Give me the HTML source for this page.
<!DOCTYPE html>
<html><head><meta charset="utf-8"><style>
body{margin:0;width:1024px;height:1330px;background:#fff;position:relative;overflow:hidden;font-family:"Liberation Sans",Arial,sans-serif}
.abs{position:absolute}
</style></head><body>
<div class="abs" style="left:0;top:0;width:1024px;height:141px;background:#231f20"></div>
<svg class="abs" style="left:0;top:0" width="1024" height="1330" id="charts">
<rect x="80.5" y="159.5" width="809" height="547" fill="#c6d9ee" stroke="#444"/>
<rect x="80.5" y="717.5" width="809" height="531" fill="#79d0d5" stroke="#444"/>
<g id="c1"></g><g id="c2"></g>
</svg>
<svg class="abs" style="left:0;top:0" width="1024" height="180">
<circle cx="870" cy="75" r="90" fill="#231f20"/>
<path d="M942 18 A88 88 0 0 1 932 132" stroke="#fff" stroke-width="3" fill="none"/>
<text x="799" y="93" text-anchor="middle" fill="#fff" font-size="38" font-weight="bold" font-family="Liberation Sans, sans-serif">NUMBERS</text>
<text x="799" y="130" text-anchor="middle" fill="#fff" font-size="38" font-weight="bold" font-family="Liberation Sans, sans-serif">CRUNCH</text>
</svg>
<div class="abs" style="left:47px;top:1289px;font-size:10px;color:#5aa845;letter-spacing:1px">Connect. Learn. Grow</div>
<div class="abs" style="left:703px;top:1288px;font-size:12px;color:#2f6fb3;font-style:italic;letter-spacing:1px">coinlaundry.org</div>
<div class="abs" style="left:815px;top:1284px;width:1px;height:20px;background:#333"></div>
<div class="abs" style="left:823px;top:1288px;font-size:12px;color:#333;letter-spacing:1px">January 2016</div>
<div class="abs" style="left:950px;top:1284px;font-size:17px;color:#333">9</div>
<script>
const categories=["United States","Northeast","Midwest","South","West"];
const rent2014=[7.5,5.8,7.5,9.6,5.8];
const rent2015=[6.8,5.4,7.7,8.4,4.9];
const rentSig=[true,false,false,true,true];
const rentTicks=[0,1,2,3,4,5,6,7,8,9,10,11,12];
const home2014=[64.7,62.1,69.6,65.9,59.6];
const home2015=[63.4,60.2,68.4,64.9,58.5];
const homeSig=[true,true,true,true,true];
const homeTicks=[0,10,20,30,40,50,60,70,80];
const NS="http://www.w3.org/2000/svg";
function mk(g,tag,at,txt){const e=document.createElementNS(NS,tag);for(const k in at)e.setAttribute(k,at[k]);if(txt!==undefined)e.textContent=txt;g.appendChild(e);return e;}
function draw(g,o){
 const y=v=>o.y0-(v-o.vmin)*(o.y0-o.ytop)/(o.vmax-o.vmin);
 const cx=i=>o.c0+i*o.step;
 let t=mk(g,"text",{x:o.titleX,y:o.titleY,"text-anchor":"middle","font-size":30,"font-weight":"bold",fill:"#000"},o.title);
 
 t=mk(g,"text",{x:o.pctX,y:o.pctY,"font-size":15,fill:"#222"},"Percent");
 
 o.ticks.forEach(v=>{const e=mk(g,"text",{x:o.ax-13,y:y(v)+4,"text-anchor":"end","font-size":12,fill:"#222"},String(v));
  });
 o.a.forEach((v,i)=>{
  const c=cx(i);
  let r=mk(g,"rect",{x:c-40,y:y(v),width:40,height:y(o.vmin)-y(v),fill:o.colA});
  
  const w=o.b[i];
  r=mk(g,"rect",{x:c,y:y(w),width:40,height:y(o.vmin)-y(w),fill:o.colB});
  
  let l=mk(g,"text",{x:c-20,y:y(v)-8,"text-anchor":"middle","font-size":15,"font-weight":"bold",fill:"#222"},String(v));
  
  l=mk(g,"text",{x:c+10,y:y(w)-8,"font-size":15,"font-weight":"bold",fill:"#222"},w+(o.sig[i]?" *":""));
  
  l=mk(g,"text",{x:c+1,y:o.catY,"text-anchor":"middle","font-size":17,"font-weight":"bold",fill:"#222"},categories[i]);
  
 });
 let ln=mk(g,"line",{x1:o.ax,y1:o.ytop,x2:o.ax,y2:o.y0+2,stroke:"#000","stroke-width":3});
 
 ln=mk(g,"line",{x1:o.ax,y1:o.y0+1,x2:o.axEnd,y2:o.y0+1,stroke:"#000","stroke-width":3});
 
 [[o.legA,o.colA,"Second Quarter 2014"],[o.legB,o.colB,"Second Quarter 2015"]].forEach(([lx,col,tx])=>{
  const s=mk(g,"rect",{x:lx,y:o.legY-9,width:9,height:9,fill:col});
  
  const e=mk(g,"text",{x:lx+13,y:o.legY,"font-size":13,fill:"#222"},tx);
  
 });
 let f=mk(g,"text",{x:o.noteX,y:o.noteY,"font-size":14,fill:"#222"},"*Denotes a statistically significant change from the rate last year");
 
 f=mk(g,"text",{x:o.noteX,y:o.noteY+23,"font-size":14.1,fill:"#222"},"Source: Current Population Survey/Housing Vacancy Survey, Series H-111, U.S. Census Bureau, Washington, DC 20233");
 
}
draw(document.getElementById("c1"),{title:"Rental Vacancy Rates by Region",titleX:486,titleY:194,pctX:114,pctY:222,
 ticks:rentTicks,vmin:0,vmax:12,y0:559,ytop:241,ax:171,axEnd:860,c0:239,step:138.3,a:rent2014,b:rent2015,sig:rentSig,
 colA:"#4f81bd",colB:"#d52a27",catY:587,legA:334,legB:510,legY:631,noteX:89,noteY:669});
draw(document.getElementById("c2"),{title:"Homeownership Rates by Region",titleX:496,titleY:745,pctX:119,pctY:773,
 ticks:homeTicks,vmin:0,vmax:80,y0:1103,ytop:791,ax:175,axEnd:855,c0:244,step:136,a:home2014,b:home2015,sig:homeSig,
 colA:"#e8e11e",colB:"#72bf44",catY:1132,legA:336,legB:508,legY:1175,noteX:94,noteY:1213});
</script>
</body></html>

▸ What the task requires
Extract all of the material exactly as it is written.

▸ Task solution
Give me the HTML source for this page.
<!DOCTYPE html>
<html><head><meta charset="utf-8"><style>
body{margin:0;width:1024px;height:1330px;background:#fff;position:relative;overflow:hidden;font-family:"Liberation Sans",Arial,sans-serif}
.abs{position:absolute}
</style></head><body>
<div class="abs" style="left:0;top:0;width:1024px;height:141px;background:#231f20"></div>
<svg class="abs" style="left:0;top:0" width="1024" height="1330" id="charts">
<rect x="80.5" y="159.5" width="809" height="547" fill="#c6d9ee" stroke="#444"/>
<rect x="80.5" y="717.5" width="809" height="531" fill="#79d0d5" stroke="#444"/>
<g id="c1"></g><g id="c2"></g>
</svg>
<svg class="abs" style="left:0;top:0" width="1024" height="180">
<circle cx="870" cy="75" r="90" fill="#231f20"/>
<path d="M942 18 A88 88 0 0 1 932 132" stroke="#fff" stroke-width="3" fill="none"/>
<text x="799" y="93" text-anchor="middle" fill="#fff" font-size="38" font-weight="bold" font-family="Liberation Sans, sans-serif">NUMBERS</text>
<text x="799" y="130" text-anchor="middle" fill="#fff" font-size="38" font-weight="bold" font-family="Liberation Sans, sans-serif">CRUNCH</text>
</svg>
<div class="abs" style="left:47px;top:1289px;font-size:10px;color:#5aa845;letter-spacing:1px">Connect. Learn. Grow</div>
<div class="abs" style="left:703px;top:1288px;font-size:12px;color:#2f6fb3;font-style:italic;letter-spacing:1px">coinlaundry.org</div>
<div class="abs" style="left:815px;top:1284px;width:1px;height:20px;background:#333"></div>
<div class="abs" style="left:823px;top:1288px;font-size:12px;color:#333;letter-spacing:1px">January 2016</div>
<div class="abs" style="left:950px;top:1284px;font-size:17px;color:#333">9</div>
<script>
const categories=["United States","Northeast","Midwest","South","West"];
const rent2014=[7.5,5.8,7.5,9.6,5.8];
const rent2015=[6.8,5.4,7.7,8.4,4.9];
const rentSig=[true,false,false,true,true];
const rentTicks=[0,1,2,3,4,5,6,7,8,9,10,11,12];
const home2014=[64.7,62.1,69.6,65.9,59.6];
const home2015=[63.4,60.2,68.4,64.9,58.5];
const homeSig=[true,true,true,true,true];
const homeTicks=[0,10,20,30,40,50,60,70,80];
const NS="http://www.w3.org/2000/svg";
function mk(g,tag,at,txt){const e=document.createElementNS(NS,tag);for(const k in at)e.setAttribute(k,at[k]);if(txt!==undefined)e.textContent=txt;g.appendChild(e);return e;}
function draw(g,o){
 const y=v=>o.y0-(v-o.vmin)*(o.y0-o.ytop)/(o.vmax-o.vmin);
 const cx=i=>o.c0+i*o.step;
 let t=mk(g,"text",{x:o.titleX,y:o.titleY,"text-anchor":"middle","font-size":30,"font-weight":"bold",fill:"#000"},o.title);
 
 t=mk(g,"text",{x:o.pctX,y:o.pctY,"font-size":15,fill:"#222"},"Percent");
 
 o.ticks.forEach(v=>{const e=mk(g,"text",{x:o.ax-13,y:y(v)+4,"text-anchor":"end","font-size":12,fill:"#222"},String(v));
  });
 o.a.forEach((v,i)=>{
  const c=cx(i);
  let r=mk(g,"rect",{x:c-40,y:y(v),width:40,height:y(o.vmin)-y(v),fill:o.colA});
  
  const w=o.b[i];
  r=mk(g,"rect",{x:c,y:y(w),width:40,height:y(o.vmin)-y(w),fill:o.colB});
  
  let l=mk(g,"text",{x:c-20,y:y(v)-8,"text-anchor":"middle","font-size":15,"font-weight":"bold",fill:"#222"},String(v));
  
  l=mk(g,"text",{x:c+10,y:y(w)-8,"font-size":15,"font-weight":"bold",fill:"#222"},w+(o.sig[i]?" *":""));
  
  l=mk(g,"text",{x:c+1,y:o.catY,"text-anchor":"middle","font-size":17,"font-weight":"bold",fill:"#222"},categories[i]);
  
 });
 let ln=mk(g,"line",{x1:o.ax,y1:o.ytop,x2:o.ax,y2:o.y0+2,stroke:"#000","stroke-width":3});
 
 ln=mk(g,"line",{x1:o.ax,y1:o.y0+1,x2:o.axEnd,y2:o.y0+1,stroke:"#000","stroke-width":3});
 
 [[o.legA,o.colA,"Second Quarter 2014"],[o.legB,o.colB,"Second Quarter 2015"]].forEach(([lx,col,tx])=>{
  const s=mk(g,"rect",{x:lx,y:o.legY-9,width:9,height:9,fill:col});
  
  const e=mk(g,"text",{x:lx+13,y:o.legY,"font-size":13,fill:"#222"},tx);
  
 });
 let f=mk(g,"text",{x:o.noteX,y:o.noteY,"font-size":14,fill:"#222"},"*Denotes a statistically significant change from the rate last year");
 
 f=mk(g,"text",{x:o.noteX,y:o.noteY+23,"font-size":14.1,fill:"#222"},"Source: Current Population Survey/Housing Vacancy Survey, Series H-111, U.S. Census Bureau, Washington, DC 20233");
 
}
draw(document.getElementById("c1"),{title:"Rental Vacancy Rates by Region",titleX:486,titleY:194,pctX:114,pctY:222,
 ticks:rentTicks,vmin:0,vmax:12,y0:559,ytop:241,ax:171,axEnd:860,c0:239,step:138.3,a:rent2014,b:rent2015,sig:rentSig,
 colA:"#4f81bd",colB:"#d52a27",catY:587,legA:334,legB:510,legY:631,noteX:89,noteY:669});
draw(document.getElementById("c2"),{title:"Homeownership Rates by Region",titleX:496,titleY:745,pctX:119,pctY:773,
 ticks:homeTicks,vmin:0,vmax:80,y0:1103,ytop:791,ax:175,axEnd:855,c0:244,step:136,a:home2014,b:home2015,sig:homeSig,
 colA:"#e8e11e",colB:"#72bf44",catY:1132,legA:336,legB:508,legY:1175,noteX:94,noteY:1213});
</script>
</body></html>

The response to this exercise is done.